### REQUIRED TASK
Retype all of the data. Every line must match exactly.

### DATASET EXTRACT
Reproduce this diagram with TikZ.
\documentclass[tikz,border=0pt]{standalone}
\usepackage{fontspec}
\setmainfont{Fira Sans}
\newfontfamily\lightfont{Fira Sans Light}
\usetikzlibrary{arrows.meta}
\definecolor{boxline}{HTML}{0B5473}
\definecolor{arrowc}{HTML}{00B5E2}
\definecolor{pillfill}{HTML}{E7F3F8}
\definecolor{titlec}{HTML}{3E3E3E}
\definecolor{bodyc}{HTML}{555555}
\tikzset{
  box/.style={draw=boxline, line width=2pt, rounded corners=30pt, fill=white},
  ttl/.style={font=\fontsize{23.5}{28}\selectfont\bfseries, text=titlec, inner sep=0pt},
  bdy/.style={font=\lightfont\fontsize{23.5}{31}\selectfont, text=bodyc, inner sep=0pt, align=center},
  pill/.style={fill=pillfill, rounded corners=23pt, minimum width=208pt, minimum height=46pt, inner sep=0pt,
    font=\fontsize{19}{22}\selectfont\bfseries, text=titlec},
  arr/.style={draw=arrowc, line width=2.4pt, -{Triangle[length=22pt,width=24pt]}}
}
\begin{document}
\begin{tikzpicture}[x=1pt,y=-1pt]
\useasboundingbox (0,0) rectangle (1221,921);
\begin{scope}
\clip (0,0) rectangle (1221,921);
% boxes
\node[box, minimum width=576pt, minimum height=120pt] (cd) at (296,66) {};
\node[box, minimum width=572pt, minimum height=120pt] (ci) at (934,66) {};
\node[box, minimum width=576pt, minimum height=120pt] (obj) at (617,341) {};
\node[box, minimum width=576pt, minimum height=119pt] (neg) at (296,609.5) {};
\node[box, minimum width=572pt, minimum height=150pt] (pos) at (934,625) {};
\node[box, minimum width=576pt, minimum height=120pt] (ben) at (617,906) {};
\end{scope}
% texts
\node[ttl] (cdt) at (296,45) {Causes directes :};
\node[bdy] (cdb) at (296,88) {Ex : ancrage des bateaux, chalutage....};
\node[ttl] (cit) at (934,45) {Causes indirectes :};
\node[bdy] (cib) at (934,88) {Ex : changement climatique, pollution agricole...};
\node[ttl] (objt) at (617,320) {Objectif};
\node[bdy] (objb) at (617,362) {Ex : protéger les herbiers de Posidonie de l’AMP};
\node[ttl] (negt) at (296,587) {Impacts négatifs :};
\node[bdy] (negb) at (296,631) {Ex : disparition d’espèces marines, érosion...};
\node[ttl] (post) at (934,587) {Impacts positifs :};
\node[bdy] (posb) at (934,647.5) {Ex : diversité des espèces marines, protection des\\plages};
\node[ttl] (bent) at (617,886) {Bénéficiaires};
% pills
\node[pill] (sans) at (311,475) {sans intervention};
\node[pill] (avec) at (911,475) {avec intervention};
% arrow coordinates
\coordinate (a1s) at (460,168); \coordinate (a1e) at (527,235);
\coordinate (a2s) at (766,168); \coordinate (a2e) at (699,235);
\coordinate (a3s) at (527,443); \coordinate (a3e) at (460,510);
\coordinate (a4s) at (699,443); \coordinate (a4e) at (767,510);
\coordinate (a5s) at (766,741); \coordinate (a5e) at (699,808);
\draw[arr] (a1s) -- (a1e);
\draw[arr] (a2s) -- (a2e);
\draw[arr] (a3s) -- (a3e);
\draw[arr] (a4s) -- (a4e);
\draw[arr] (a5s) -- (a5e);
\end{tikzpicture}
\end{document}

### REPLY
Reproduce this diagram with TikZ.
\documentclass[tikz,border=0pt]{standalone}
\usepackage{fontspec}
\setmainfont{Fira Sans}
\newfontfamily\lightfont{Fira Sans Light}
\usetikzlibrary{arrows.meta}
\definecolor{boxline}{HTML}{0B5473}
\definecolor{arrowc}{HTML}{00B5E2}
\definecolor{pillfill}{HTML}{E7F3F8}
\definecolor{titlec}{HTML}{3E3E3E}
\definecolor{bodyc}{HTML}{555555}
\tikzset{
  box/.style={draw=boxline, line width=2pt, rounded corners=30pt, fill=white},
  ttl/.style={font=\fontsize{23.5}{28}\selectfont\bfseries, text=titlec, inner sep=0pt},
  bdy/.style={font=\lightfont\fontsize{23.5}{31}\selectfont, text=bodyc, inner sep=0pt, align=center},
  pill/.style={fill=pillfill, rounded corners=23pt, minimum width=208pt, minimum height=46pt, inner sep=0pt,
    font=\fontsize{19}{22}\selectfont\bfseries, text=titlec},
  arr/.style={draw=arrowc, line width=2.4pt, -{Triangle[length=22pt,width=24pt]}}
}
\begin{document}
\begin{tikzpicture}[x=1pt,y=-1pt]
\useasboundingbox (0,0) rectangle (1221,921);
\begin{scope}
\clip (0,0) rectangle (1221,921);
% boxes
\node[box, minimum width=576pt, minimum height=120pt] (cd) at (296,66) {};
\node[box, minimum width=572pt, minimum height=120pt] (ci) at (934,66) {};
\node[box, minimum width=576pt, minimum height=120pt] (obj) at (617,341) {};
\node[box, minimum width=576pt, minimum height=119pt] (neg) at (296,609.5) {};
\node[box, minimum width=572pt, minimum height=150pt] (pos) at (934,625) {};
\node[box, minimum width=576pt, minimum height=120pt] (ben) at (617,906) {};
\end{scope}
% texts
\node[ttl] (cdt) at (296,45) {Causes directes :};
\node[bdy] (cdb) at (296,88) {Ex : ancrage des bateaux, chalutage....};
\node[ttl] (cit) at (934,45) {Causes indirectes :};
\node[bdy] (cib) at (934,88) {Ex : changement climatique, pollution agricole...};
\node[ttl] (objt) at (617,320) {Objectif};
\node[bdy] (objb) at (617,362) {Ex : protéger les herbiers de Posidonie de l’AMP};
\node[ttl] (negt) at (296,587) {Impacts négatifs :};
\node[bdy] (negb) at (296,631) {Ex : disparition d’espèces marines, érosion...};
\node[ttl] (post) at (934,587) {Impacts positifs :};
\node[bdy] (posb) at (934,647.5) {Ex : diversité des espèces marines, protection des\\plages};
\node[ttl] (bent) at (617,886) {Bénéficiaires};
% pills
\node[pill] (sans) at (311,475) {sans intervention};
\node[pill] (avec) at (911,475) {avec intervention};
% arrow coordinates
\coordinate (a1s) at (460,168); \coordinate (a1e) at (527,235);
\coordinate (a2s) at (766,168); \coordinate (a2e) at (699,235);
\coordinate (a3s) at (527,443); \coordinate (a3e) at (460,510);
\coordinate (a4s) at (699,443); \coordinate (a4e) at (767,510);
\coordinate (a5s) at (766,741); \coordinate (a5e) at (699,808);
\draw[arr] (a1s) -- (a1e);
\draw[arr] (a2s) -- (a2e);
\draw[arr] (a3s) -- (a3e);
\draw[arr] (a4s) -- (a4e);
\draw[arr] (a5s) -- (a5e);
\end{tikzpicture}
\end{document}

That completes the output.